▶ [What is needed]: Retype exactly what runs from the first line of the data to the line with "const seriesValues = [cobreValues, manualValues, dsValues];", keeping both of those lines and skipping pictures.

··········

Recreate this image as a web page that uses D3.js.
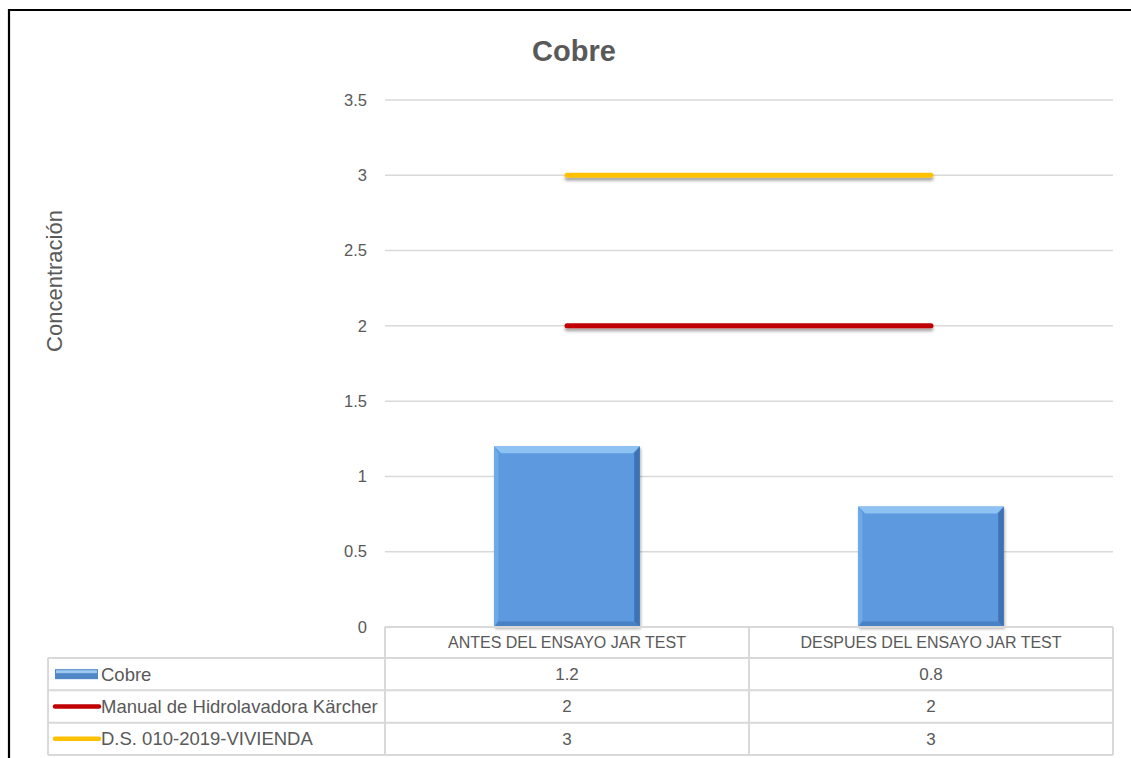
<!DOCTYPE html>
<html>
<head>
<meta charset="utf-8">
<script src="https://cdn.jsdelivr.net/npm/d3@7"></script>
<style>
  html, body { margin: 0; padding: 0; background: #fff; }
  svg { display: block; }
</style>
</head>
<body>
<svg id="chart" width="1131" height="758"></svg>
<script>
// Chart data
const categories = ["ANTES DEL ENSAYO JAR TEST", "DESPUES DEL ENSAYO JAR TEST"];
const cobreValues = [1.2, 0.8];
const manualValues = [2, 2];
const dsValues = [3, 3];
const yTicks = [0, 0.5, 1, 1.5, 2, 2.5, 3, 3.5];
const seriesNames = ["Cobre", "Manual de Hidrolavadora Kärcher", "D.S. 010-2019-VIVIENDA"];
const seriesValues = [cobreValues, manualValues, dsValues];

const svg = d3.select("#chart");
const W = 1131, H = 758;
const plot = { left: 385, right: 1113, top: 100, bottom: 627 };
const tableLeft = 48, tableBottom = 755;
const gridColor = "#d9d9d9";
const textColor = "#595959";
const baseFont = "Liberation Sans, Arial, sans-serif";

const x = d3.scaleBand().domain(categories).range([plot.left, plot.right]).padding(0);
const y = d3.scaleLinear().domain([0, 3.5]).range([plot.bottom, plot.top]);
const rowScale = d3.scaleBand().domain(seriesNames).range([658, tableBottom]);

const defs = svg.append("defs");
const shadow = defs.append("filter").attr("id", "lineShadow")
  .attr("filterUnits", "userSpaceOnUse")
  .attr("x", 0).attr("y", 0).attr("width", W).attr("height", H);
shadow.append("feDropShadow").attr("dx", 0).attr("dy", 3).attr("stdDeviation", 1.8)
  .attr("flood-color", "#000").attr("flood-opacity", 0.35);
const barShadow = defs.append("filter").attr("id", "barShadow")
  .attr("filterUnits", "userSpaceOnUse")
  .attr("x", 0).attr("y", 0).attr("width", W).attr("height", H);
barShadow.append("feDropShadow").attr("dx", 1).attr("dy", 2).attr("stdDeviation", 1.5)
  .attr("flood-color", "#000").attr("flood-opacity", 0.3);

// Outer frame (left and top edges)
svg.append("path")
  .attr("d", `M9,${H} L9,10 L${W},10`)
  .attr("fill", "none").attr("stroke", "#000").attr("stroke-width", 2.2);

// Title
svg.append("text")
  .attr("x", 574).attr("y", 61)
  .attr("text-anchor", "middle")
  .attr("font-family", baseFont)
  .attr("font-weight", "bold").attr("font-size", 29)
  .attr("fill", textColor)
  .text("Cobre");

// Horizontal gridlines
svg.append("g").selectAll("line").data(yTicks.filter(t => t > 0)).join("line")
  .attr("x1", plot.left).attr("x2", plot.right)
  .attr("y1", d => y(d)).attr("y2", d => y(d))
  .attr("stroke", gridColor).attr("stroke-width", 1.5);

// Y axis tick labels
const yAxis = d3.axisLeft(y).tickValues(yTicks).tickSize(0).tickPadding(0)
  .tickFormat(d => d3.format("")(d));
const yg = svg.append("g").attr("transform", `translate(367,0)`).call(yAxis);
yg.select(".domain").remove();
yg.selectAll("text")
  .attr("font-family", baseFont)
  .attr("font-size", 16.5).attr("fill", textColor);

// Y axis title
svg.append("text")
  .attr("transform", "translate(62,281) rotate(-90)")
  .attr("text-anchor", "middle")
  .attr("font-family", baseFont)
  .attr("font-size", 22).attr("fill", textColor)
  .text("Concentración");

// Bars with a bevelled edge
const barW = x.bandwidth() * 0.4;
const bev = 7;
const bars = svg.append("g").selectAll("g").data(categories.map((c, i) => ({ c, v: cobreValues[i] }))).join("g")
  .attr("filter", "url(#barShadow)");
bars.each(function(d) {
  const g = d3.select(this);
  const x0 = x(d.c) + (x.bandwidth() - barW) / 2, x1 = x0 + barW;
  const y0 = y(d.v), y1 = y(0);
  g.append("rect").attr("x", x0).attr("y", y0).attr("width", barW).attr("height", y1 - y0).attr("fill", "#5b99de");
  const poly = (pts, fill) => g.append("polygon").attr("points", pts.map(p => p.join(",")).join(" ")).attr("fill", fill);
  poly([[x0, y0], [x1, y0], [x1 - bev, y0 + bev], [x0 + bev, y0 + bev]], "#8ec2f3");
  poly([[x0, y0], [x0 + bev * 0.6, y0 + bev], [x0 + bev * 0.6, y1 - bev], [x0, y1]], "#6eaae8");
  poly([[x1, y0], [x1, y1], [x1 - bev * 0.8, y1 - bev * 0.8], [x1 - bev * 0.8, y0 + bev]], "#3e73b3");
  poly([[x0, y1], [x1, y1], [x1 - bev * 0.8, y1 - bev * 0.8], [x0 + bev * 0.6, y1 - bev * 0.8]], "#4a82c4");
});

// Reference lines between category centres
const lineGen = d3.line().x(d => d[0]).y(d => d[1]);
[[manualValues, "#c00000"], [dsValues, "#ffc000"]].forEach(([vals, color]) => {
  svg.append("path")
    .attr("d", lineGen(categories.map((c, i) => [x(c) + x.bandwidth() / 2, y(vals[i])])))
    .attr("fill", "none").attr("stroke", color).attr("stroke-width", 5)
    .attr("stroke-linecap", "round").attr("filter", "url(#lineShadow)");
});

// Data table
const table = svg.append("g");
// horizontal lines
table.append("line").attr("x1", plot.left).attr("x2", plot.right)
  .attr("y1", y(0)).attr("y2", y(0)).attr("stroke", gridColor).attr("stroke-width", 2);
table.selectAll("line.row").data(seriesNames).join("line").attr("class", "row")
  .attr("x1", tableLeft).attr("x2", plot.right)
  .attr("y1", d => rowScale(d)).attr("y2", d => rowScale(d))
  .attr("stroke", gridColor).attr("stroke-width", 2);
table.append("line").attr("x1", tableLeft).attr("x2", plot.right)
  .attr("y1", tableBottom).attr("y2", tableBottom).attr("stroke", gridColor).attr("stroke-width", 2);
// vertical lines
table.append("line").attr("x1", tableLeft).attr("x2", tableLeft)
  .attr("y1", rowScale.range()[0]).attr("y2", tableBottom).attr("stroke", gridColor).attr("stroke-width", 2);
table.selectAll("line.col").data(categories.concat(["end"])).join("line").attr("class", "col")
  .attr("x1", d => d === "end" ? plot.right : x(d)).attr("x2", d => d === "end" ? plot.right : x(d))
  .attr("y1", y(0)).attr("y2", tableBottom).attr("stroke", gridColor).attr("stroke-width", 2);

// header labels
table.selectAll("text.cat").data(categories).join("text").attr("class", "cat")
  .attr("x", d => x(d) + x.bandwidth() / 2).attr("y", (y(0) + rowScale.range()[0]) / 2)
  .attr("dy", "0.35em").attr("text-anchor", "middle")
  .attr("font-family", baseFont).attr("font-size", 16).attr("fill", textColor)
  .text(d => d);

// values and legend keys
seriesNames.forEach((name, si) => {
  const cy = rowScale(name) + rowScale.bandwidth() / 2;
  table.selectAll(null).data(categories).join("text")
    .attr("x", d => x(d) + x.bandwidth() / 2).attr("y", cy)
    .attr("dy", "0.35em").attr("text-anchor", "middle")
    .attr("font-family", baseFont).attr("font-size", 17).attr("fill", textColor)
    .text((d, i) => seriesValues[si][i]);
  if (si === 0) {
    const g = table.append("g");
    g.append("rect").attr("x", 55).attr("y", cy - 5).attr("width", 43).attr("height", 10).attr("fill", "#4f86c6");
    g.append("rect").attr("x", 56).attr("y", cy - 4).attr("width", 41).attr("height", 3).attr("fill", "#9cc8f2");
  } else {
    table.append("line").attr("x1", 55).attr("x2", 99).attr("y1", cy).attr("y2", cy)
      .attr("stroke", si === 1 ? "#c00000" : "#ffc000").attr("stroke-width", 4.5).attr("stroke-linecap", "round");
  }
  table.append("text").attr("x", 101).attr("y", cy).attr("dy", "0.35em")
    .attr("font-family", baseFont).attr("font-size", 18.5).attr("fill", textColor)
    .text(name);
});
</script>
</body>
</html>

··········

▶ [Output for this task]:
Recreate this image as a web page that uses D3.js.
<!DOCTYPE html>
<html>
<head>
<meta charset="utf-8">
<script src="https://cdn.jsdelivr.net/npm/d3@7"></script>
<style>
  html, body { margin: 0; padding: 0; background: #fff; }
  svg { display: block; }
</style>
</head>
<body>
<svg id="chart" width="1131" height="758"></svg>
<script>
// Chart data
const categories = ["ANTES DEL ENSAYO JAR TEST", "DESPUES DEL ENSAYO JAR TEST"];
const cobreValues = [1.2, 0.8];
const manualValues = [2, 2];
const dsValues = [3, 3];
const yTicks = [0, 0.5, 1, 1.5, 2, 2.5, 3, 3.5];
const seriesNames = ["Cobre", "Manual de Hidrolavadora Kärcher", "D.S. 010-2019-VIVIENDA"];
const seriesValues = [cobreValues, manualValues, dsValues];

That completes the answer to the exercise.